| HN Mirror

I'm not sure that pushing the complexity to the compiler makes as much sense.

One good side of x86 style instruction sets is that there is a lot you can do in the cpu to optimize existing programs more. While some really advanced compiler optimizations may make some use of the internal details of the implementation to choose what sequence to output, these details are not part of the ISA, and thus you can change them without breaking backwards compatibility. Changing them could slow down certain code optimized with those details in mind, but the code will still function. And I'm not even talking just about things like out of order execution. Some ISA's leak enough details that just moving from multi-cycle in-order execution to pipelined execution was awkward.

This ability of the implementation to abstract away from the ISA is very handy. And some RISC processors that exposed implementation details like branch-delay slots ended up learning this lesson the hard way. Now the Itanium ISA does largely avoid leaking the implementation details like number of scalar execution units or similar, but it's design does make certain kinds of potential chip-side optimizations more complicated.

In the Itanium ISA the compiler can specify groups of instructions that can run in parallel, specify speculative and advanced loads, and set up loop pipelining. But this is still more limited than what x86 cores can do behind the scenes. For an Itanium style design, adding new types of optimizations generally requires new instructions and teaching the compilers how to use them, since many potential optimizations could only be added to the chip if you add back the very circuitry that you were trying to remove by placing the burden on the compiler.

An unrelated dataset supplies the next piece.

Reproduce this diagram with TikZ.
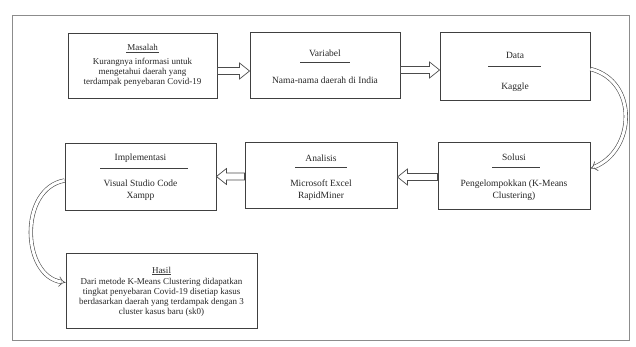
\documentclass[tikz,border=0pt]{standalone}
\usepackage{fontspec}
\setmainfont{Liberation Serif}
\usetikzlibrary{arrows.meta,calc}
\begin{document}
\begin{tikzpicture}[x=1pt,y=-1pt,
  box/.style={draw=black!75, line width=0.9pt, inner sep=0pt},
  ttl/.style={font=\fontsize{9.5}{11}\selectfont, align=center, inner sep=0pt, text=black!85},
  body/.style={font=\fontsize{9.5}{12}\selectfont, align=center, inner sep=0pt, text=black!85},
  small/.style={font=\fontsize{9}{10}\selectfont, align=center, inner sep=0pt, text=black!85},
  sep/.style={draw=black!75, line width=0.7pt},
  block/.style={draw=black!70, line width=0.7pt, fill=white, line join=miter},
  rblock/.style={block, to path={($(\tikztostart)+(0,-3.5)$) -- ($(\tikztotarget)+(-10,-3.5)$) -- ($(\tikztotarget)+(-10,-8)$) -- (\tikztotarget) -- ($(\tikztotarget)+(-10,8)$) -- ($(\tikztotarget)+(-10,3.5)$) -- ($(\tikztostart)+(0,3.5)$) -- cycle}},
  lblock/.style={block, to path={($(\tikztostart)+(0,-3.5)$) -- ($(\tikztotarget)+(10,-3.5)$) -- ($(\tikztotarget)+(10,-8)$) -- (\tikztotarget) -- ($(\tikztotarget)+(10,8)$) -- ($(\tikztotarget)+(10,3.5)$) -- ($(\tikztostart)+(0,3.5)$) -- cycle}},
  thin hollow/.style={draw=black!70, line width=0.6pt, double=white, double distance=3pt, -{Implies}}]
\useasboundingbox (0,0) rectangle (636,347);
\draw[black!45, line width=0.8pt] (12,15) rectangle (629,340);

% boxes
\node[box, minimum width=149pt, minimum height=65pt] (m) at (142.5,65.5) {};
\node[box, minimum width=150pt, minimum height=66pt] (v) at (325,65) {};
\node[box, minimum width=150pt, minimum height=68pt] (d) at (515,66) {};
\node[box, minimum width=151pt, minimum height=67pt] (im) at (140.5,176.5) {};
\node[box, minimum width=152pt, minimum height=66pt] (an) at (321,175) {};
\node[box, minimum width=152pt, minimum height=67pt] (so) at (514,175.5) {};
\node[box, minimum width=191pt, minimum height=75pt] (h) at (161.5,290.5) {};

% texts
\node[small] (mt) at (142.5,47) {Masalah};
\draw[sep] (126,52) -- (159,52);
\node[small] (mb) at (142.5,72) {Kurangnya informasi untuk\\mengetahui daerah yang\\terdampak penyebaran Covid-19};

\node[ttl] (vt) at (325,53) {Variabel};
\draw[sep] (300,62) -- (350,62);
\node[body] (vb) at (325,80) {Nama-nama daerah di India};

\node[ttl] (dt) at (515,55) {Data};
\draw[sep] (488,66) -- (541,66);
\node[body] (db) at (515,87) {Kaggle};

\node[ttl] (imt) at (140.5,158) {Implementasi};
\draw[sep] (100,168) -- (188,168);
\node[body] (imb) at (140.5,190.5) {Visual Studio Code\\Xampp};

\node[ttl] (ant) at (321,158) {Analisis};
\draw[sep] (295,167) -- (347,167);
\node[body] (anb) at (321,190.5) {Microsoft Excel\\RapidMiner};

\node[ttl] (sot) at (514,157) {Solusi};
\draw[sep] (492,167) -- (540,167);
\node[body] (sob) at (514,190.5) {Pengelompokkan (K-Means\\Clustering)};

\node[small] (ht) at (161.5,270) {Hasil};
\draw[sep] (152,274.5) -- (171,274.5);
\node[small] (hb) at (161.5,297) {Dari metode K-Means Clustering didapatkan\\tingkat penyebaran Covid-19 disetiap kasus\\berdasarkan daerah yang terdampak dengan 3\\cluster kasus baru (sk0)};

% arrows
\draw[rblock] ([yshift=-5.5pt]m.east) to ([yshift=-5.5pt]m.east -| v.west);
\draw[rblock] ([yshift=-5pt]v.east) to ([yshift=-5pt]v.east -| d.west);
\draw[lblock] ([yshift=-1.5pt]so.west) to ([yshift=-1.5pt]so.west -| an.east);
\draw[lblock] ([yshift=-1.5pt]an.west) to ([yshift=-1.5pt]an.west -| im.east);
\draw[thin hollow] ([yshift=-3pt]d.east) .. controls +(48,12) and +(45,-18) .. ([yshift=7pt]so.east);
\draw[thin hollow] ([yshift=-4pt]im.west) .. controls +(-46,8) and +(-44,-6) .. ([yshift=8pt]h.west);
\end{tikzpicture}
\end{document}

Even some of the types of optimizations Itanium compilers can do that mimic optimizations x86 processors do behind the scenes can result in needing to write additional code, reducing the effectiveness of the instruction cache. This is not surprising. The benefits of static scheduling are that you pre-compute things that are possible to pre-compute like which instructions can run in parallel, and where you can speculate etc. And thus you don't need to compute that stuff on-die, and don't need to compute it each and every time you run a code fragment. But obviously that information still needs to make it to the CPU, so you are trading that runtime computation for additional instruction storage cost. (I won't deny that the result could still end up more I-cache efficient than x86 is, because x86 is not by any means the most efficient instruction encoding, especially since some rarely used anymore opcodes hog some prime encoding real-estate.)

Basically I'm not sold on static scheduling for high performance but general purpose CPUs, and am especially not sold on the sort of peudo-static scheduling used by Itanium where you are scheduling for instructions with unknown latency, that can differ from model to model. The complete static scheduling where you must target the exact CPU you will run on, and thus know all the timings (like the Mill promised) feels better to me. (But I'm not entirely sure about install type specialization like they mention.)

But I'm also no expert on CPU design, a hobbyist at best.